▸ **Given task**
Retype all material exactly. Pictures stay out of the copy.

▸ **Data section**
• • • • •
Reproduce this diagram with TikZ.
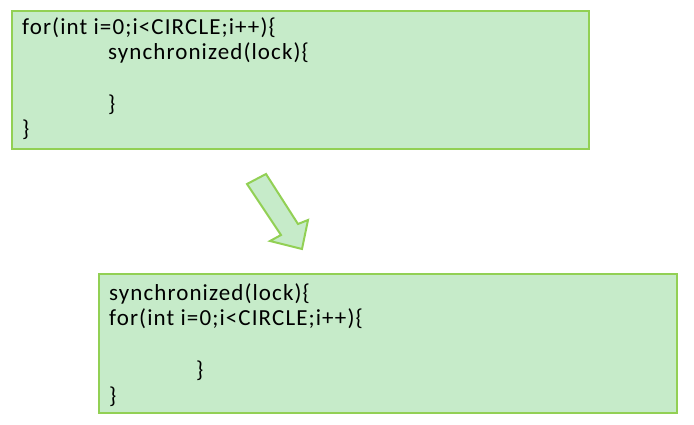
\documentclass[tikz,border=0pt]{standalone}
\usepackage{fontspec}
\setmainfont{Carlito}[LetterSpace=4.8]
\definecolor{boxfill}{RGB}{198,235,201}
\definecolor{boxline}{RGB}{146,208,84}
\tikzset{
  codebox/.style={draw=boxline, line width=2.2pt, fill=boxfill},
  codeline/.style={anchor=base west, inner sep=0pt, font=\fontsize{23}{25}\selectfont}
}
\begin{document}
\begin{tikzpicture}[x=1pt,y=1pt,yscale=-1,xscale=1]
\useasboundingbox (0,0) rectangle (694,424);

%Box: loop outside
\draw [codebox] (12,11) rectangle (589,149);
%Box: lock outside
\draw [codebox] (99,274) rectangle (677,413);

%Block arrow
\draw [boxline, line width=2pt, fill=boxfill, line join=miter]
  (247,184) -- (266,174) -- (298,224) -- (308,220) -- (302,249)
  -- (270,241) -- (281,235) -- cycle ;

% Text Node
\node [codeline] (forA) at (22,34) {for(int i=0;i<CIRCLE;i++)\{};
\node [codeline] (syncA) at (108,59) {synchronized(lock)\{};
\node [codeline] (closeA) at (108,111) {\}};
\node [codeline] (endA) at (22,136) {\}};

% Text Node
\node [codeline] (syncB) at (109,300) {synchronized(lock)\{};
\node [codeline] (forB) at (109,325) {for(int i=0;i<CIRCLE;i++)\{};
\node [codeline] (closeB) at (196,377) {\}};
\node [codeline] (endB) at (109,403) {\}};

\end{tikzpicture}
\end{document}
• • • • •
▸ **Task answer**
Reproduce this diagram with TikZ.
\documentclass[tikz,border=0pt]{standalone}
\usepackage{fontspec}
\setmainfont{Carlito}[LetterSpace=4.8]
\definecolor{boxfill}{RGB}{198,235,201}
\definecolor{boxline}{RGB}{146,208,84}
\tikzset{
  codebox/.style={draw=boxline, line width=2.2pt, fill=boxfill},
  codeline/.style={anchor=base west, inner sep=0pt, font=\fontsize{23}{25}\selectfont}
}
\begin{document}
\begin{tikzpicture}[x=1pt,y=1pt,yscale=-1,xscale=1]
\useasboundingbox (0,0) rectangle (694,424);

%Box: loop outside
\draw [codebox] (12,11) rectangle (589,149);
%Box: lock outside
\draw [codebox] (99,274) rectangle (677,413);

%Block arrow
\draw [boxline, line width=2pt, fill=boxfill, line join=miter]
  (247,184) -- (266,174) -- (298,224) -- (308,220) -- (302,249)
  -- (270,241) -- (281,235) -- cycle ;

% Text Node
\node [codeline] (forA) at (22,34) {for(int i=0;i<CIRCLE;i++)\{};
\node [codeline] (syncA) at (108,59) {synchronized(lock)\{};
\node [codeline] (closeA) at (108,111) {\}};
\node [codeline] (endA) at (22,136) {\}};

% Text Node
\node [codeline] (syncB) at (109,300) {synchronized(lock)\{};
\node [codeline] (forB) at (109,325) {for(int i=0;i<CIRCLE;i++)\{};
\node [codeline] (closeB) at (196,377) {\}};
\node [codeline] (endB) at (109,403) {\}};

\end{tikzpicture}
\end{document}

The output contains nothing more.